> _INSTRUCTIONS FOR THE TASK_: Leave out the pictures and set down exactly the lines from the start of the listing through the one with "import numpy as np", both included.

> _STORED DATA_:
• • • • •

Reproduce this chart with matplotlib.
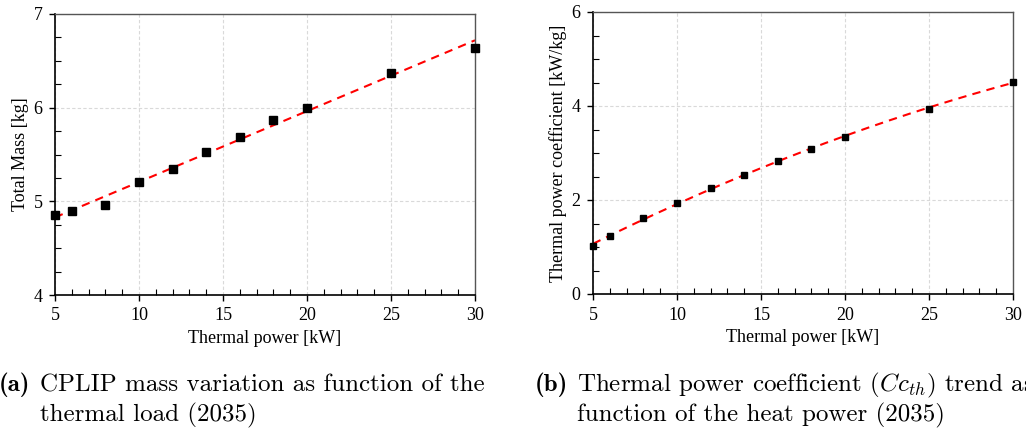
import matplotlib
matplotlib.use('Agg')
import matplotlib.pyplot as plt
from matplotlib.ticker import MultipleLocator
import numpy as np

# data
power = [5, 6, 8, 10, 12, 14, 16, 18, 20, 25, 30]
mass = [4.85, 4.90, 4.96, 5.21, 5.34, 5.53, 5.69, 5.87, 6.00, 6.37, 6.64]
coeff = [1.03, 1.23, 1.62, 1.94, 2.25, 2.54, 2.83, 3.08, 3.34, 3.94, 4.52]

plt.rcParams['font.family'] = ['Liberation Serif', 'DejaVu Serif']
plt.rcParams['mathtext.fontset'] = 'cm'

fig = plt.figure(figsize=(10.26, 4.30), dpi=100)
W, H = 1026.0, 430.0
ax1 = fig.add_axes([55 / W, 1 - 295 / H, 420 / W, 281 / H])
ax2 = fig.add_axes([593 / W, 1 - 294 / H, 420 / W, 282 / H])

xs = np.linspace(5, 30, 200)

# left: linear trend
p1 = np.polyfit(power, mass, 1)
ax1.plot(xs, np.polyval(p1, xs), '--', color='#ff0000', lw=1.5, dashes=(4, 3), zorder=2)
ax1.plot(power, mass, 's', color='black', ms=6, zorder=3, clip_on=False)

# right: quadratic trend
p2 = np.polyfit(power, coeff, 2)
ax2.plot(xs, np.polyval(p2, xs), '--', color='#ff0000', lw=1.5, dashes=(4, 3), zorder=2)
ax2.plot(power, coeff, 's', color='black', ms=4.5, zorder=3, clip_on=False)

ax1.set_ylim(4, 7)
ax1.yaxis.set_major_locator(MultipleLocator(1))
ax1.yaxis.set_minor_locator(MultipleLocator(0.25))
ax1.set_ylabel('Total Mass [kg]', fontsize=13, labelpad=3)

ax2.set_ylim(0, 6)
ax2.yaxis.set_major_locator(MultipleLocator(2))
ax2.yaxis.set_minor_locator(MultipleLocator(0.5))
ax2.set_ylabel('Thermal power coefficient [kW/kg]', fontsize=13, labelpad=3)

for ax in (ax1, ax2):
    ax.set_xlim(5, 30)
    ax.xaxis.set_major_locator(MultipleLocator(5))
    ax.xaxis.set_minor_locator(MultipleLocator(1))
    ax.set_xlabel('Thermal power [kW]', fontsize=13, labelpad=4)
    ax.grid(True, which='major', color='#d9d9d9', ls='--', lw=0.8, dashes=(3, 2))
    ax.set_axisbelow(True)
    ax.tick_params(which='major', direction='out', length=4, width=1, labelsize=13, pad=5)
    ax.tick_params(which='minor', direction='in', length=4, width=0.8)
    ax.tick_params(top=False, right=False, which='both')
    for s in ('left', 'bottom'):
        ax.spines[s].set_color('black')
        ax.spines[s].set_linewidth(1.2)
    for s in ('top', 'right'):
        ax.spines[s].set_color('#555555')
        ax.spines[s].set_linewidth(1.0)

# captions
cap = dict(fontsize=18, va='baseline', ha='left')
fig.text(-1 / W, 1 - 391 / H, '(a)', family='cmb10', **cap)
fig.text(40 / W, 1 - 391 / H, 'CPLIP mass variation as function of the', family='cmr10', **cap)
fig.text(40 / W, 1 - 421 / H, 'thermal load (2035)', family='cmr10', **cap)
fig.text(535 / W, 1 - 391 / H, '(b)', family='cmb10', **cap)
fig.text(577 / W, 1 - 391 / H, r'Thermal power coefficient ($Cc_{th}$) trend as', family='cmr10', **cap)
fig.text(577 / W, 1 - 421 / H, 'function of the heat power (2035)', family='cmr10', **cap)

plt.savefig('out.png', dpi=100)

• • • • •

> _ANSWER TO THIS EXERCISE_:
Reproduce this chart with matplotlib.
import matplotlib
matplotlib.use('Agg')
import matplotlib.pyplot as plt
from matplotlib.ticker import MultipleLocator
import numpy as np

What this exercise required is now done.